begin Records for this task

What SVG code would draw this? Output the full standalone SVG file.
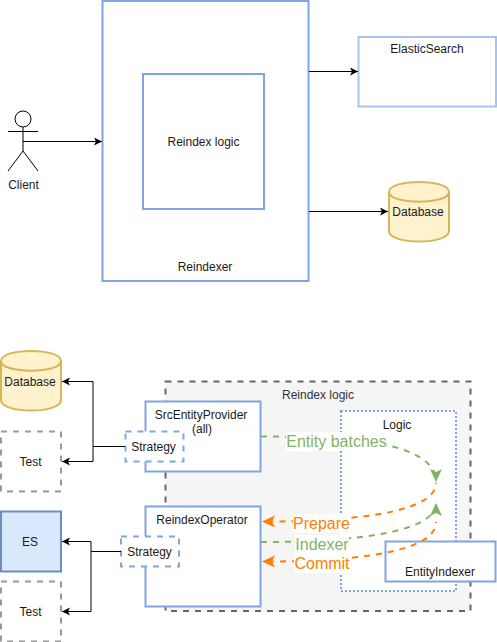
<svg xmlns="http://www.w3.org/2000/svg" width="497" height="642" viewBox="0 0 497 642">
<style>
text{font-family:"Liberation Sans",Arial,sans-serif;font-size:12px;fill:#1a1a1a;text-anchor:middle}
.blue{fill:#fff;stroke:#7EA6E0;stroke-width:2}
.light{fill:#fff;stroke:#A9C4EB;stroke-width:2}
.strat{fill:#fff;stroke:#7EA6E0;stroke-width:2;stroke-dasharray:6 6}
.test{fill:#fff;stroke:#999;stroke-width:2;stroke-dasharray:6 6}
.db{fill:#FFF2CC;stroke:#D6B656;stroke-width:2}
.line{fill:none;stroke:#000;stroke-width:1}
.green{fill:none;stroke:#82B366;stroke-width:2;stroke-dasharray:6 6}
.orange{fill:none;stroke:#FF8000;stroke-width:2;stroke-dasharray:6 6;stroke-dashoffset:5}
.lab{font-size:16px}
.labbg{fill:#fff}
</style>
<defs>
<marker id="ab" markerUnits="userSpaceOnUse" markerWidth="10" markerHeight="10" refX="8" refY="4" orient="auto"><path d="M0 0L8 4L0 8L2 4Z" fill="#000"/></marker>
<marker id="ag" markerUnits="userSpaceOnUse" markerWidth="14" markerHeight="14" refX="13" refY="6" orient="auto"><path d="M0 0L13 6L0 12L3 6Z" fill="#82B366"/></marker>
<marker id="ao" markerUnits="userSpaceOnUse" markerWidth="14" markerHeight="14" refX="13" refY="6" orient="auto"><path d="M0 0L13 6L0 12L3 6Z" fill="#FF8000"/></marker>
</defs>
<g id="reindexer"><rect class="blue" x="102.500" y="1" width="206" height="280"/><text x="205" y="271">Reindexer</text></g>
<g id="reindex-logic-inner"><rect class="blue" x="143" y="74" width="121" height="135"/><text x="203.500" y="146">Reindex logic</text></g>
<g id="elasticsearch"><rect class="light" x="358.500" y="37" width="137.500" height="69.500"/><text x="427" y="53">ElasticSearch</text></g>
<g id="database-top"><path class="db" d="M389 192C389 178.500 449 178.500 449 192V231C449 245 389 245 389 231Z"/><path class="db" style="fill:none" d="M389 192C389 205 449 205 449 192"/><text x="418" y="216">Database</text></g>
<g id="client"><circle cx="23" cy="119" r="8" fill="#fff" stroke="#000"/><path class="line" d="M23 127V151M8 131.500H38M8 171L23 151L38 171"/><text x="23.500" y="189">Client</text></g>
<g id="logic-area"><rect x="165.500" y="381.500" width="305" height="229.500" fill="#f5f5f5" stroke="#666" stroke-width="2" stroke-dasharray="6 6"/><text x="318" y="399" style="fill:#333">Reindex logic</text></g>
<g id="logic"><rect x="341" y="411" width="115" height="180" fill="#fff" stroke="#7EA6E0" stroke-width="2" stroke-dasharray="2 2"/><text x="397" y="429">Logic</text></g>
<g id="src-provider"><rect class="blue" x="145.500" y="401.500" width="115" height="70"/><text x="201" y="419">SrcEntityProvider</text><text x="202" y="433">(all)</text></g>
<g id="strategy-1"><rect class="strat" x="125.500" y="431.500" width="58" height="30"/><text x="153.500" y="451">Strategy</text></g>
<g id="reindex-operator"><rect class="blue" x="145.500" y="506.500" width="115" height="100"/><text x="202" y="524">ReindexOperator</text></g>
<g id="strategy-2"><rect class="strat" x="121" y="536.500" width="58" height="30"/><text x="149.500" y="556">Strategy</text></g>
<g id="entity-indexer"><rect class="blue" x="385.500" y="541.500" width="110" height="40"/><text x="440" y="576">EntityIndexer</text></g>
<g id="database-bottom"><path class="db" d="M1 361C1 347.500 61 347.500 61 361V400C61 414 1 414 1 400Z"/><path class="db" style="fill:none" d="M1 361C1 374 61 374 61 361"/><text x="30" y="386">Database</text></g>
<g id="test-1"><rect class="test" x="1" y="431.500" width="60" height="60"/><text x="30.500" y="466">Test</text></g>
<g id="es"><rect x="1" y="511.500" width="60" height="60" fill="#DAE8FC" stroke="#6C8EBF" stroke-width="2"/><text x="30" y="546">ES</text></g>
<g id="test-2"><rect class="test" x="1" y="581.500" width="60" height="60"/><text x="30.500" y="616">Test</text></g>
<g id="connectors">
<path class="line" marker-end="url(#ab)" d="M23 141.500H102"/>
<path class="line" marker-end="url(#ab)" d="M309 71.500H358"/>
<path class="line" marker-end="url(#ab)" d="M309 211.500H388"/>
<path class="line" marker-end="url(#ab)" d="M125 446.500H93V381.500H62"/>
<path class="line" marker-end="url(#ab)" d="M93 446.500V461.500H62"/>
<path class="line" marker-end="url(#ab)" d="M121 551.500H91V541.500H62"/>
<path class="line" marker-end="url(#ab)" d="M91 551.500V611.500H62"/>
<path class="green" marker-end="url(#ag)" d="M261 436.500C340 436.500 436 440 436 482"/>
<path class="orange" marker-end="url(#ao)" d="M436 483C436 515 340 521.500 262 521.500"/>
<path class="green" marker-end="url(#ag)" d="M261 542C340 542 436 535 436 503"/>
<path class="orange" marker-end="url(#ao)" d="M436 522C436 555 340 561.500 262 561.500"/>
<g id="edge-labels">
<rect class="labbg" x="286" y="432" width="101" height="19"/><text class="lab" x="336.500" y="447" style="fill:#82B366">Entity batches</text>
<rect class="labbg" x="293" y="514" width="57" height="19"/><text class="lab" x="321.500" y="529" style="fill:#FF8000">Prepare</text>
<rect class="labbg" x="295" y="535" width="54" height="19"/><text class="lab" x="322" y="550" style="fill:#82B366">Indexer</text>
<rect class="labbg" x="294" y="554" width="56" height="19"/><text class="lab" x="322" y="569" style="fill:#FF8000">Commit</text>
</g>
</g>
</svg>
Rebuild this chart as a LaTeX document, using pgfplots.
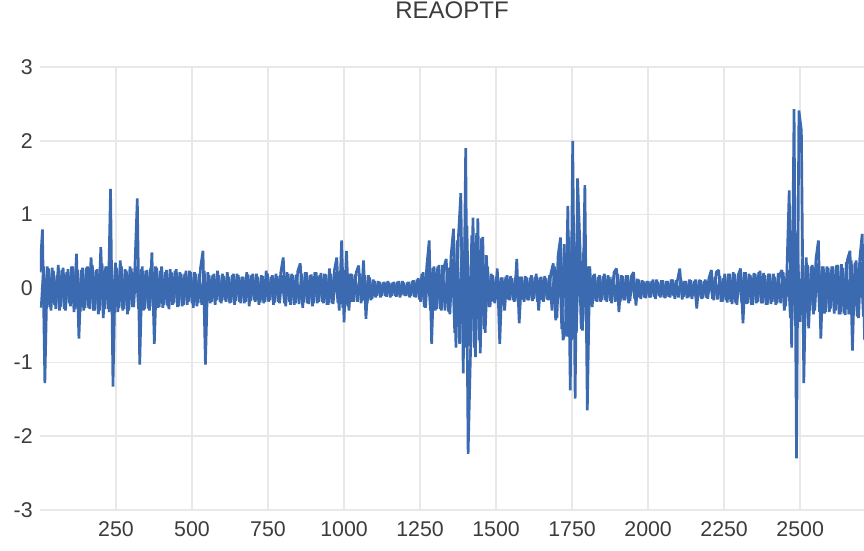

end Records for this task

**Set exercise:**
Reproduce the material word for word, minus the images.

**Correct answer:**
What SVG code would draw this? Output the full standalone SVG file.
<svg xmlns="http://www.w3.org/2000/svg" width="497" height="642" viewBox="0 0 497 642">
<style>
text{font-family:"Liberation Sans",Arial,sans-serif;font-size:12px;fill:#1a1a1a;text-anchor:middle}
.blue{fill:#fff;stroke:#7EA6E0;stroke-width:2}
.light{fill:#fff;stroke:#A9C4EB;stroke-width:2}
.strat{fill:#fff;stroke:#7EA6E0;stroke-width:2;stroke-dasharray:6 6}
.test{fill:#fff;stroke:#999;stroke-width:2;stroke-dasharray:6 6}
.db{fill:#FFF2CC;stroke:#D6B656;stroke-width:2}
.line{fill:none;stroke:#000;stroke-width:1}
.green{fill:none;stroke:#82B366;stroke-width:2;stroke-dasharray:6 6}
.orange{fill:none;stroke:#FF8000;stroke-width:2;stroke-dasharray:6 6;stroke-dashoffset:5}
.lab{font-size:16px}
.labbg{fill:#fff}
</style>
<defs>
<marker id="ab" markerUnits="userSpaceOnUse" markerWidth="10" markerHeight="10" refX="8" refY="4" orient="auto"><path d="M0 0L8 4L0 8L2 4Z" fill="#000"/></marker>
<marker id="ag" markerUnits="userSpaceOnUse" markerWidth="14" markerHeight="14" refX="13" refY="6" orient="auto"><path d="M0 0L13 6L0 12L3 6Z" fill="#82B366"/></marker>
<marker id="ao" markerUnits="userSpaceOnUse" markerWidth="14" markerHeight="14" refX="13" refY="6" orient="auto"><path d="M0 0L13 6L0 12L3 6Z" fill="#FF8000"/></marker>
</defs>
<g id="reindexer"><rect class="blue" x="102.500" y="1" width="206" height="280"/><text x="205" y="271">Reindexer</text></g>
<g id="reindex-logic-inner"><rect class="blue" x="143" y="74" width="121" height="135"/><text x="203.500" y="146">Reindex logic</text></g>
<g id="elasticsearch"><rect class="light" x="358.500" y="37" width="137.500" height="69.500"/><text x="427" y="53">ElasticSearch</text></g>
<g id="database-top"><path class="db" d="M389 192C389 178.500 449 178.500 449 192V231C449 245 389 245 389 231Z"/><path class="db" style="fill:none" d="M389 192C389 205 449 205 449 192"/><text x="418" y="216">Database</text></g>
<g id="client"><circle cx="23" cy="119" r="8" fill="#fff" stroke="#000"/><path class="line" d="M23 127V151M8 131.500H38M8 171L23 151L38 171"/><text x="23.500" y="189">Client</text></g>
<g id="logic-area"><rect x="165.500" y="381.500" width="305" height="229.500" fill="#f5f5f5" stroke="#666" stroke-width="2" stroke-dasharray="6 6"/><text x="318" y="399" style="fill:#333">Reindex logic</text></g>
<g id="logic"><rect x="341" y="411" width="115" height="180" fill="#fff" stroke="#7EA6E0" stroke-width="2" stroke-dasharray="2 2"/><text x="397" y="429">Logic</text></g>
<g id="src-provider"><rect class="blue" x="145.500" y="401.500" width="115" height="70"/><text x="201" y="419">SrcEntityProvider</text><text x="202" y="433">(all)</text></g>
<g id="strategy-1"><rect class="strat" x="125.500" y="431.500" width="58" height="30"/><text x="153.500" y="451">Strategy</text></g>
<g id="reindex-operator"><rect class="blue" x="145.500" y="506.500" width="115" height="100"/><text x="202" y="524">ReindexOperator</text></g>
<g id="strategy-2"><rect class="strat" x="121" y="536.500" width="58" height="30"/><text x="149.500" y="556">Strategy</text></g>
<g id="entity-indexer"><rect class="blue" x="385.500" y="541.500" width="110" height="40"/><text x="440" y="576">EntityIndexer</text></g>
<g id="database-bottom"><path class="db" d="M1 361C1 347.500 61 347.500 61 361V400C61 414 1 414 1 400Z"/><path class="db" style="fill:none" d="M1 361C1 374 61 374 61 361"/><text x="30" y="386">Database</text></g>
<g id="test-1"><rect class="test" x="1" y="431.500" width="60" height="60"/><text x="30.500" y="466">Test</text></g>
<g id="es"><rect x="1" y="511.500" width="60" height="60" fill="#DAE8FC" stroke="#6C8EBF" stroke-width="2"/><text x="30" y="546">ES</text></g>
<g id="test-2"><rect class="test" x="1" y="581.500" width="60" height="60"/><text x="30.500" y="616">Test</text></g>
<g id="connectors">
<path class="line" marker-end="url(#ab)" d="M23 141.500H102"/>
<path class="line" marker-end="url(#ab)" d="M309 71.500H358"/>
<path class="line" marker-end="url(#ab)" d="M309 211.500H388"/>
<path class="line" marker-end="url(#ab)" d="M125 446.500H93V381.500H62"/>
<path class="line" marker-end="url(#ab)" d="M93 446.500V461.500H62"/>
<path class="line" marker-end="url(#ab)" d="M121 551.500H91V541.500H62"/>
<path class="line" marker-end="url(#ab)" d="M91 551.500V611.500H62"/>
<path class="green" marker-end="url(#ag)" d="M261 436.500C340 436.500 436 440 436 482"/>
<path class="orange" marker-end="url(#ao)" d="M436 483C436 515 340 521.500 262 521.500"/>
<path class="green" marker-end="url(#ag)" d="M261 542C340 542 436 535 436 503"/>
<path class="orange" marker-end="url(#ao)" d="M436 522C436 555 340 561.500 262 561.500"/>
<g id="edge-labels">
<rect class="labbg" x="286" y="432" width="101" height="19"/><text class="lab" x="336.500" y="447" style="fill:#82B366">Entity batches</text>
<rect class="labbg" x="293" y="514" width="57" height="19"/><text class="lab" x="321.500" y="529" style="fill:#FF8000">Prepare</text>
<rect class="labbg" x="295" y="535" width="54" height="19"/><text class="lab" x="322" y="550" style="fill:#82B366">Indexer</text>
<rect class="labbg" x="294" y="554" width="56" height="19"/><text class="lab" x="322" y="569" style="fill:#FF8000">Commit</text>
</g>
</g>
</svg>
Rebuild this chart as a LaTeX document, using pgfplots.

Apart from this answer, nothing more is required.